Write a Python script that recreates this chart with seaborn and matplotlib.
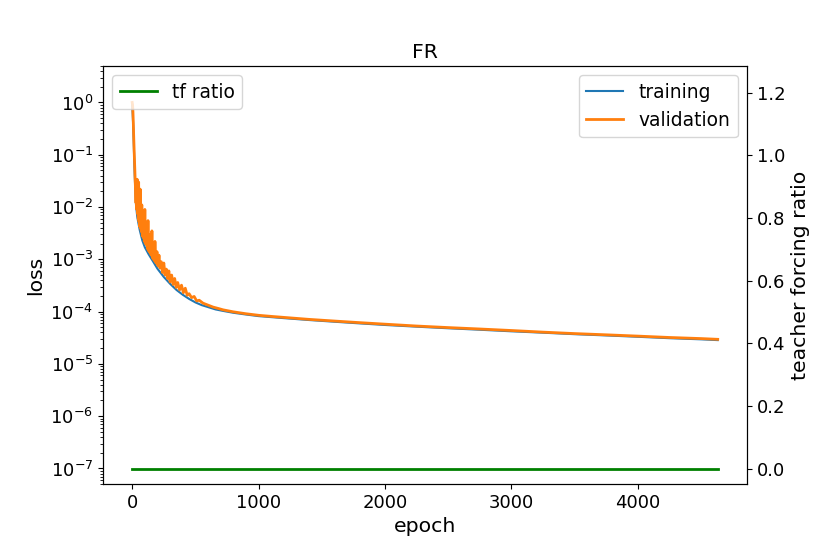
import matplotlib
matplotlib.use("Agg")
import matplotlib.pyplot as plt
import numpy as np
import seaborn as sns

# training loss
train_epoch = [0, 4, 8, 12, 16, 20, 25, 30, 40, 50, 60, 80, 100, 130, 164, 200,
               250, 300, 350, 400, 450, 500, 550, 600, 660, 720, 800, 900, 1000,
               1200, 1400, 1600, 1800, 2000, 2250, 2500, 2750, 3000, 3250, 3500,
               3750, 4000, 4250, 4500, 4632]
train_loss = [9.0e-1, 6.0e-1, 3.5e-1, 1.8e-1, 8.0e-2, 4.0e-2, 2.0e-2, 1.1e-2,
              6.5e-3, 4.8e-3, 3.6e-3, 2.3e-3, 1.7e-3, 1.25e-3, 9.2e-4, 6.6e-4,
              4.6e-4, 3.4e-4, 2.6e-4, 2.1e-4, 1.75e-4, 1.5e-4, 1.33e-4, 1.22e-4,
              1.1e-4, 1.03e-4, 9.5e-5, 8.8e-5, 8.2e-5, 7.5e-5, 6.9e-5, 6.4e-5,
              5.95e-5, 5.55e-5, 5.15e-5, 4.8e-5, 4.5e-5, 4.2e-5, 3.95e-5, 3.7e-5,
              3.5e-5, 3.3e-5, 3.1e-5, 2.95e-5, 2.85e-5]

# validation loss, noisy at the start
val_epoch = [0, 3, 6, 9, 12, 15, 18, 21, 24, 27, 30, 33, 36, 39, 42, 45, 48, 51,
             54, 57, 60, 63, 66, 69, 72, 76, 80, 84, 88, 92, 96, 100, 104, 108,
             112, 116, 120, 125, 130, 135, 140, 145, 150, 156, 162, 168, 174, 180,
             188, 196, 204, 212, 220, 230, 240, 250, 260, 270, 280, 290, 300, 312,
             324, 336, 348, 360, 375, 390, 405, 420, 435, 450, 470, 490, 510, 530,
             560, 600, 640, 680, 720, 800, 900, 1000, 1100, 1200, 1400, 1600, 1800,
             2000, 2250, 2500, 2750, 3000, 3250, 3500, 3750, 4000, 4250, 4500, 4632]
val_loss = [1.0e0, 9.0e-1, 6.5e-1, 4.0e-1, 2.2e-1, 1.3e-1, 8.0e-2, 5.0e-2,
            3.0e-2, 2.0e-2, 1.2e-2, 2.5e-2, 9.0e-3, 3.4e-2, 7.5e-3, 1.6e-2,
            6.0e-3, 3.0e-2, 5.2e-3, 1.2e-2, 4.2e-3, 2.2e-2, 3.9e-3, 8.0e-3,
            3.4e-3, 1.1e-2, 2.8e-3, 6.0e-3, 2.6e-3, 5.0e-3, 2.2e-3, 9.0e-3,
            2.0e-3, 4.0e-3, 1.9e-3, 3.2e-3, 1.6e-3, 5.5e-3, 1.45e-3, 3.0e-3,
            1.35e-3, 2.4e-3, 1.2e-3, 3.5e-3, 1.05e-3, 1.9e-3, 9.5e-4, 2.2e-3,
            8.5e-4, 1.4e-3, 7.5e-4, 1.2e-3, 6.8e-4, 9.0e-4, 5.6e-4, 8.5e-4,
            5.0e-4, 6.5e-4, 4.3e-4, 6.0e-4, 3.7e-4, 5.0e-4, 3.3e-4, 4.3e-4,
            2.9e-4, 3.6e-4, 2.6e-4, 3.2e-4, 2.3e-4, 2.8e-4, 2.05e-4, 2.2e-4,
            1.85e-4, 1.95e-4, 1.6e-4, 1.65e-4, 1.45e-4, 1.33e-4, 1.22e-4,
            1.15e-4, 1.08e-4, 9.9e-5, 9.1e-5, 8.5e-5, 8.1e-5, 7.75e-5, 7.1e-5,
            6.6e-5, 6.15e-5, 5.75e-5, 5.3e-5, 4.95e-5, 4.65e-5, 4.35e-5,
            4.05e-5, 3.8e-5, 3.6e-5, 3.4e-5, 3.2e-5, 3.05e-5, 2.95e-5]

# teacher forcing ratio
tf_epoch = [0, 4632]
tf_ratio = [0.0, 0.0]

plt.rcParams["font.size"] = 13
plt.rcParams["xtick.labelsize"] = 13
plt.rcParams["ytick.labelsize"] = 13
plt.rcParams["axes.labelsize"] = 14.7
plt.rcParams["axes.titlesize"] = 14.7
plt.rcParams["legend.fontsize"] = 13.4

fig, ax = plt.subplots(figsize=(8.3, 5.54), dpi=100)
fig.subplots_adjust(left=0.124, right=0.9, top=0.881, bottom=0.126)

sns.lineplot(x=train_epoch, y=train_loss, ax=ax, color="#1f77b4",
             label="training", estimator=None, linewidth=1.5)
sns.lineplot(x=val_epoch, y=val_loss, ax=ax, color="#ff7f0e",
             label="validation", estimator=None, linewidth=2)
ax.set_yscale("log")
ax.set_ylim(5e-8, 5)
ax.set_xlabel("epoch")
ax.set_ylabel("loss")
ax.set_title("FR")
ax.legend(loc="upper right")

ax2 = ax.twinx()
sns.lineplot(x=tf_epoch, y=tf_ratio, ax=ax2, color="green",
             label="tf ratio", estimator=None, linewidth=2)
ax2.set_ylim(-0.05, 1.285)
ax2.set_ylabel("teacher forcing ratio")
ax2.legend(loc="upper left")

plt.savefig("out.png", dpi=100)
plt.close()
——————
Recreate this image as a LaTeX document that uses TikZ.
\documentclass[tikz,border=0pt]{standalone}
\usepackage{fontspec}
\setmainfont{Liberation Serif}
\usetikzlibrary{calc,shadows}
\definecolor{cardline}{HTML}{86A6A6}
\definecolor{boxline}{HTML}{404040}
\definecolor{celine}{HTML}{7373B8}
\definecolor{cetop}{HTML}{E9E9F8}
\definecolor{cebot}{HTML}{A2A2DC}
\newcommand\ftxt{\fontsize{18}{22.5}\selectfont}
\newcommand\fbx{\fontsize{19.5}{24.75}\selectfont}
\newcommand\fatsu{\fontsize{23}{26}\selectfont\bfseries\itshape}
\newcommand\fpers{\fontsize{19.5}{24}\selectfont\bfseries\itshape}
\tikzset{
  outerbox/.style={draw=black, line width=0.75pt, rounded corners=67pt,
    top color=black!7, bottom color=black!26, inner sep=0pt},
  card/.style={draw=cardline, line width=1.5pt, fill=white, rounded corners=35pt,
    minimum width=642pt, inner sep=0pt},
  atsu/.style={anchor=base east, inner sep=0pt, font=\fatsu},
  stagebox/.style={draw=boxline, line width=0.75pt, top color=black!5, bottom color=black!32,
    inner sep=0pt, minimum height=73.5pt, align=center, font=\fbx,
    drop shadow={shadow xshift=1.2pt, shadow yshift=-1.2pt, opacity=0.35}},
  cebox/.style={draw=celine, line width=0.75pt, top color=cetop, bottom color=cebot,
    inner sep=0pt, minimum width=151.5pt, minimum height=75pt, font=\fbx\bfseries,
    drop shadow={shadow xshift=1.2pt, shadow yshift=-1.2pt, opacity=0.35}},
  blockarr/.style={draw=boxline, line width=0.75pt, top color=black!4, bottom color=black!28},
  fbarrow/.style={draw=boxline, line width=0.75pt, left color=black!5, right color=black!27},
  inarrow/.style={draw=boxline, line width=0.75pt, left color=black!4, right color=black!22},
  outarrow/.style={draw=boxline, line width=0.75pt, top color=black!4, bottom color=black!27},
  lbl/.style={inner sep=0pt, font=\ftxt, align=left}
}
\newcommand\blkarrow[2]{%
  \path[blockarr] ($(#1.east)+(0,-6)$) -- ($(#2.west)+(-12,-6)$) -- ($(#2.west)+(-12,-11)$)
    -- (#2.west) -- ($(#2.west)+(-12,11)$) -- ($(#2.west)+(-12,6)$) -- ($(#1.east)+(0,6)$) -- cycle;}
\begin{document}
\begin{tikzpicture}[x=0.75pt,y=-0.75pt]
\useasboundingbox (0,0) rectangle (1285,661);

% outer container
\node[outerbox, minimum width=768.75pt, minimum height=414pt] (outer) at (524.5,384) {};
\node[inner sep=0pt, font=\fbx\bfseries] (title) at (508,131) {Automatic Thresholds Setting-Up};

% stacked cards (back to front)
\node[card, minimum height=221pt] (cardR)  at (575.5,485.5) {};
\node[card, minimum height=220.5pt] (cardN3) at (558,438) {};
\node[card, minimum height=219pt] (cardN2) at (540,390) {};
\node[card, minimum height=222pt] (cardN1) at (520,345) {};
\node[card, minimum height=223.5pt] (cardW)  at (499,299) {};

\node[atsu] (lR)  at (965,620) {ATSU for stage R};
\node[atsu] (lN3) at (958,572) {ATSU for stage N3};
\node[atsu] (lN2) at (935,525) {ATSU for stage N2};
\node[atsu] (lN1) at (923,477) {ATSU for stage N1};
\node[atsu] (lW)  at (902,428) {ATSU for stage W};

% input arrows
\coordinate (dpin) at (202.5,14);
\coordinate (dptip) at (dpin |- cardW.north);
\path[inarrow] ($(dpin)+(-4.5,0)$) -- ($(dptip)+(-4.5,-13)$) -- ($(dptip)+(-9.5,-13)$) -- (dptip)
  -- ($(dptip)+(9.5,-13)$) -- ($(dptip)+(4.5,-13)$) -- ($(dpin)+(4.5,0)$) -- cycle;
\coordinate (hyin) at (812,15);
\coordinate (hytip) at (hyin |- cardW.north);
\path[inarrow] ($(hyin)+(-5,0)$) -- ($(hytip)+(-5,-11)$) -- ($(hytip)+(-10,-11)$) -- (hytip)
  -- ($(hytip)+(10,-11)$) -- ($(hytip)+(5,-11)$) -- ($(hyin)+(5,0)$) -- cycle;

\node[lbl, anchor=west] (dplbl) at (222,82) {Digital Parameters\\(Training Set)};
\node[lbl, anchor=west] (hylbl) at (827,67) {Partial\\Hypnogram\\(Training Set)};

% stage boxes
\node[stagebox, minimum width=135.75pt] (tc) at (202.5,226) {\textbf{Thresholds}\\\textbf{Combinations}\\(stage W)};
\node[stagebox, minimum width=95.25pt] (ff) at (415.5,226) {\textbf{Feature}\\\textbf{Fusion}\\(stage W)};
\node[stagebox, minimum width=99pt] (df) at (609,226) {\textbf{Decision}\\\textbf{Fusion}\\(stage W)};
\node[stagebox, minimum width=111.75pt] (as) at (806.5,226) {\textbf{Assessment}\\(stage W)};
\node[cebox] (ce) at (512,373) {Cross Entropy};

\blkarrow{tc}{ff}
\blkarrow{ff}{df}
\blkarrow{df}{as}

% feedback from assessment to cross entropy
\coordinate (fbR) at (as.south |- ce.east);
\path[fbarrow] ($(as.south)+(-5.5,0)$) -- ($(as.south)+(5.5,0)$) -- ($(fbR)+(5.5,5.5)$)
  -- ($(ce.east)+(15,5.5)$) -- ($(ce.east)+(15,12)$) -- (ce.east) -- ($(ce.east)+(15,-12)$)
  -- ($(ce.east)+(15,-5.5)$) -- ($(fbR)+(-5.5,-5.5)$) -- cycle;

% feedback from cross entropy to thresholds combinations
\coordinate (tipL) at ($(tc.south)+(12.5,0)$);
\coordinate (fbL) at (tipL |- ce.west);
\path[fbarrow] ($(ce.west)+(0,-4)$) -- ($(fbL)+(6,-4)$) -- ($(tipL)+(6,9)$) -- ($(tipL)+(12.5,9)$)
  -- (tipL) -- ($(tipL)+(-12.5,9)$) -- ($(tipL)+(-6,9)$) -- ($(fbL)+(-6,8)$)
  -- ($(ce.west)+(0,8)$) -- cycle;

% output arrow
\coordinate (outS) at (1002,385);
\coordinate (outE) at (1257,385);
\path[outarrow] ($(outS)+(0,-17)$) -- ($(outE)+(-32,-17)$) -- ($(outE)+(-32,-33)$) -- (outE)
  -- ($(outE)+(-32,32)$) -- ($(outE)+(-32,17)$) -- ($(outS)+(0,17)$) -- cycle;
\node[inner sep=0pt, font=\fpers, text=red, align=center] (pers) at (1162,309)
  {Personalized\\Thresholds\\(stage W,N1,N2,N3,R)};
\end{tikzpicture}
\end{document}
——————
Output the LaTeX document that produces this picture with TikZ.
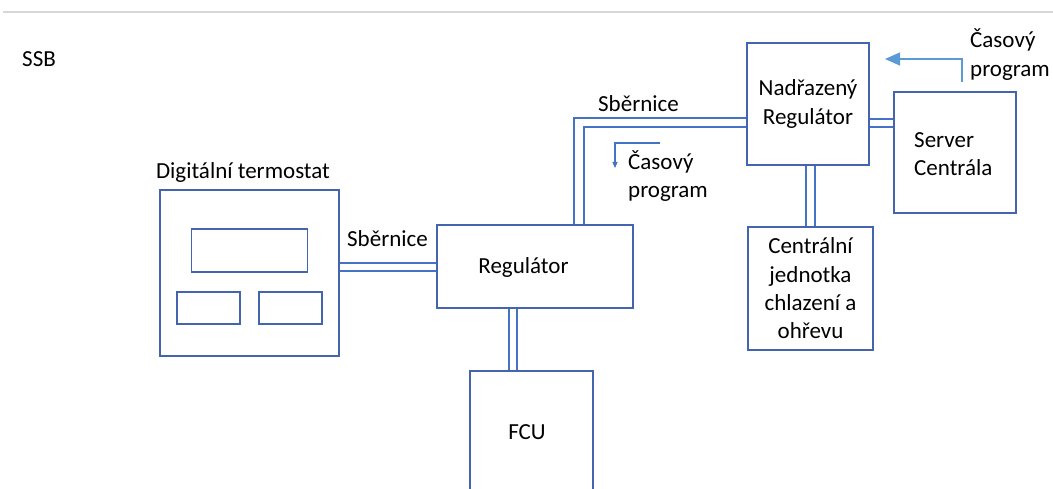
——————
* Directions for this task *
Pull out all lines in the data above that include "LaTeX".

* Expected output *
Recreate this image as a LaTeX document that uses TikZ.
Output the LaTeX document that produces this picture with TikZ.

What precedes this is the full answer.